__PROBLEM TO SOLVE__:
Using the listing below, set down each line from the line containing "Clone this chart in matplotlib." through the line containing "ax.add_patch(p)", both ends included, exactly and with nothing added.

Stored items from a collection

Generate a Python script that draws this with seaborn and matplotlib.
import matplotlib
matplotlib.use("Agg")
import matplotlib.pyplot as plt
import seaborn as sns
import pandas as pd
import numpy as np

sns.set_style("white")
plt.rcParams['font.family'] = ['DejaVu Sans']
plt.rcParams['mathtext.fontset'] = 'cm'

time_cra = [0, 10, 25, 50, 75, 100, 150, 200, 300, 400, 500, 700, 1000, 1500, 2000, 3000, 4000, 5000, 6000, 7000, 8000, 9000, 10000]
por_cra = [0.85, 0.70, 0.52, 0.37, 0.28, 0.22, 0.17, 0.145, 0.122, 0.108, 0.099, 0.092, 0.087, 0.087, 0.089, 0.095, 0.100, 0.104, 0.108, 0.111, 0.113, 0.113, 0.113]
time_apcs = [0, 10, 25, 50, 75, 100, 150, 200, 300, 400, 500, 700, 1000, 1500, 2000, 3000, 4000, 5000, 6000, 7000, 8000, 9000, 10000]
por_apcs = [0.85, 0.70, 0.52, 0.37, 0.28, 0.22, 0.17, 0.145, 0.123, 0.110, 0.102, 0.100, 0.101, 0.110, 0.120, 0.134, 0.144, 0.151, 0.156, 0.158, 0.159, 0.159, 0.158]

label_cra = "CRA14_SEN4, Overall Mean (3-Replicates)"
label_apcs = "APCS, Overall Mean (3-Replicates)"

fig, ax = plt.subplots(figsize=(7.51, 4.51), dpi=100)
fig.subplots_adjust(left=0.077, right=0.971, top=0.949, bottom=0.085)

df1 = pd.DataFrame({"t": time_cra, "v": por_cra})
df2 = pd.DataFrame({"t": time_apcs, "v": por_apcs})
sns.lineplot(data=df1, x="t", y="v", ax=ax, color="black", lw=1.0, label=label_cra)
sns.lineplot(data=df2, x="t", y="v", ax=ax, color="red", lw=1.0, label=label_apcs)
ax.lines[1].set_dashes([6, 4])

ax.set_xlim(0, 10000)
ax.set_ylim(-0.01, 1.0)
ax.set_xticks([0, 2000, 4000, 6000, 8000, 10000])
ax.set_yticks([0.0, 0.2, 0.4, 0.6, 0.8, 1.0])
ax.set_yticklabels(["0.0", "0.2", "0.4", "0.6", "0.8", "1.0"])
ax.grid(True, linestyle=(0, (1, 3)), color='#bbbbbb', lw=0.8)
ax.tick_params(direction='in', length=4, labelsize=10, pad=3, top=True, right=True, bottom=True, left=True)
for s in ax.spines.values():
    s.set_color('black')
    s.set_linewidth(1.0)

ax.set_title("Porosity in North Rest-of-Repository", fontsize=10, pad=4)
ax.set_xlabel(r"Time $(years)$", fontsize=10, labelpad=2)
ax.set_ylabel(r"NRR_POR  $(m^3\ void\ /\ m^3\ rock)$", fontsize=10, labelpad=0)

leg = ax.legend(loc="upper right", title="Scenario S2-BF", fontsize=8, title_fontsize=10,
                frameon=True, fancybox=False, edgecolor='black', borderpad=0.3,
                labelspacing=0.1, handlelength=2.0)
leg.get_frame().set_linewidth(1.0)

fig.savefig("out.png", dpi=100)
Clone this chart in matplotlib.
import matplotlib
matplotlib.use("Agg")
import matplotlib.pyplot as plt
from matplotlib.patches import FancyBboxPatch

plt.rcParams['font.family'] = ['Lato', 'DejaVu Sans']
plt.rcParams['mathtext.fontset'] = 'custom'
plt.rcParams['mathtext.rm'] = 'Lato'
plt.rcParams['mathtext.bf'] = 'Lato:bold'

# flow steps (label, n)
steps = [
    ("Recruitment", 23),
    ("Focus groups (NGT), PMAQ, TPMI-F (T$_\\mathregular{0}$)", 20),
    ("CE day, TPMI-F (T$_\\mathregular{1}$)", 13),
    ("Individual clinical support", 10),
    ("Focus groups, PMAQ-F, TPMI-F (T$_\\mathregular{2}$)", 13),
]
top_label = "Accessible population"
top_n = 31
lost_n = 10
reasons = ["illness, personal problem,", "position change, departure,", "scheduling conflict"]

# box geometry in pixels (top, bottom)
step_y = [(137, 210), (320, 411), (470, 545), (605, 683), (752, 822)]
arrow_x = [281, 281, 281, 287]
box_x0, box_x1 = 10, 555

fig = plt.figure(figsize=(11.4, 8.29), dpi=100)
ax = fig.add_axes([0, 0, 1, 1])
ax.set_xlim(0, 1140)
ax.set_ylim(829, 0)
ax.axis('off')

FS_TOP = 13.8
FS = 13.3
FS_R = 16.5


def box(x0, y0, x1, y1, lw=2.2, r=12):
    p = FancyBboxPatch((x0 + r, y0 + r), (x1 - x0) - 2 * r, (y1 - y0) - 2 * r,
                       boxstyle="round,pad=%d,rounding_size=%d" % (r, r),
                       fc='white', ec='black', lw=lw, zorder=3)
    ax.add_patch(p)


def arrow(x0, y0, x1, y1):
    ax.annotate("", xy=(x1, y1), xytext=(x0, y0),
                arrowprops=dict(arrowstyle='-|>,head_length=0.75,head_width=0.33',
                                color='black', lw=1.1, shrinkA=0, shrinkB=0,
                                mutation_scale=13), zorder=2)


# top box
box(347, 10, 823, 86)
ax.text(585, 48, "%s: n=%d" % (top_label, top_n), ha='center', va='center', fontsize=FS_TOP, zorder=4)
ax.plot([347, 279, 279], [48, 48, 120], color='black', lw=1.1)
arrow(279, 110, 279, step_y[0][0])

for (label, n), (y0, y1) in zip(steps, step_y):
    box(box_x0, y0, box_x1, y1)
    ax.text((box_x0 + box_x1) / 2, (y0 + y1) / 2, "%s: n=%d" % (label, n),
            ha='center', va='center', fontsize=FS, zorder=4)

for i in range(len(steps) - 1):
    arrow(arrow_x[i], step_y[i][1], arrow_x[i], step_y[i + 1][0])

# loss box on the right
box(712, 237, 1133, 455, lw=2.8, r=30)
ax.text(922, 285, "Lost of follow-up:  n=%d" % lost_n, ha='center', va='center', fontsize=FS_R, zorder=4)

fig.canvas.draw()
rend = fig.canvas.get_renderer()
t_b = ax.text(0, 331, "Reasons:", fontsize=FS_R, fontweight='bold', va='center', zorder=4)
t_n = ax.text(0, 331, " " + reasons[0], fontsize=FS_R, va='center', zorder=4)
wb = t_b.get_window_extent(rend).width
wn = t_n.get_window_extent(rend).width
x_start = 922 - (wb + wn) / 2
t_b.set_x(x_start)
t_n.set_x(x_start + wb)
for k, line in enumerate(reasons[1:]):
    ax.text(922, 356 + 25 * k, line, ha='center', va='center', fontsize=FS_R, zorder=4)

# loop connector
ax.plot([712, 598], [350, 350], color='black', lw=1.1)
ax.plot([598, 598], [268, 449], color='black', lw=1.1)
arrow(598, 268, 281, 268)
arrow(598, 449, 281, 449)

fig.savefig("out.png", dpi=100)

__THE ANSWER__:
Clone this chart in matplotlib.
import matplotlib
matplotlib.use("Agg")
import matplotlib.pyplot as plt
from matplotlib.patches import FancyBboxPatch

plt.rcParams['font.family'] = ['Lato', 'DejaVu Sans']
plt.rcParams['mathtext.fontset'] = 'custom'
plt.rcParams['mathtext.rm'] = 'Lato'
plt.rcParams['mathtext.bf'] = 'Lato:bold'

# flow steps (label, n)
steps = [
    ("Recruitment", 23),
    ("Focus groups (NGT), PMAQ, TPMI-F (T$_\\mathregular{0}$)", 20),
    ("CE day, TPMI-F (T$_\\mathregular{1}$)", 13),
    ("Individual clinical support", 10),
    ("Focus groups, PMAQ-F, TPMI-F (T$_\\mathregular{2}$)", 13),
]
top_label = "Accessible population"
top_n = 31
lost_n = 10
reasons = ["illness, personal problem,", "position change, departure,", "scheduling conflict"]

# box geometry in pixels (top, bottom)
step_y = [(137, 210), (320, 411), (470, 545), (605, 683), (752, 822)]
arrow_x = [281, 281, 281, 287]
box_x0, box_x1 = 10, 555

fig = plt.figure(figsize=(11.4, 8.29), dpi=100)
ax = fig.add_axes([0, 0, 1, 1])
ax.set_xlim(0, 1140)
ax.set_ylim(829, 0)
ax.axis('off')

FS_TOP = 13.8
FS = 13.3
FS_R = 16.5


def box(x0, y0, x1, y1, lw=2.2, r=12):
    p = FancyBboxPatch((x0 + r, y0 + r), (x1 - x0) - 2 * r, (y1 - y0) - 2 * r,
                       boxstyle="round,pad=%d,rounding_size=%d" % (r, r),
                       fc='white', ec='black', lw=lw, zorder=3)
    ax.add_patch(p)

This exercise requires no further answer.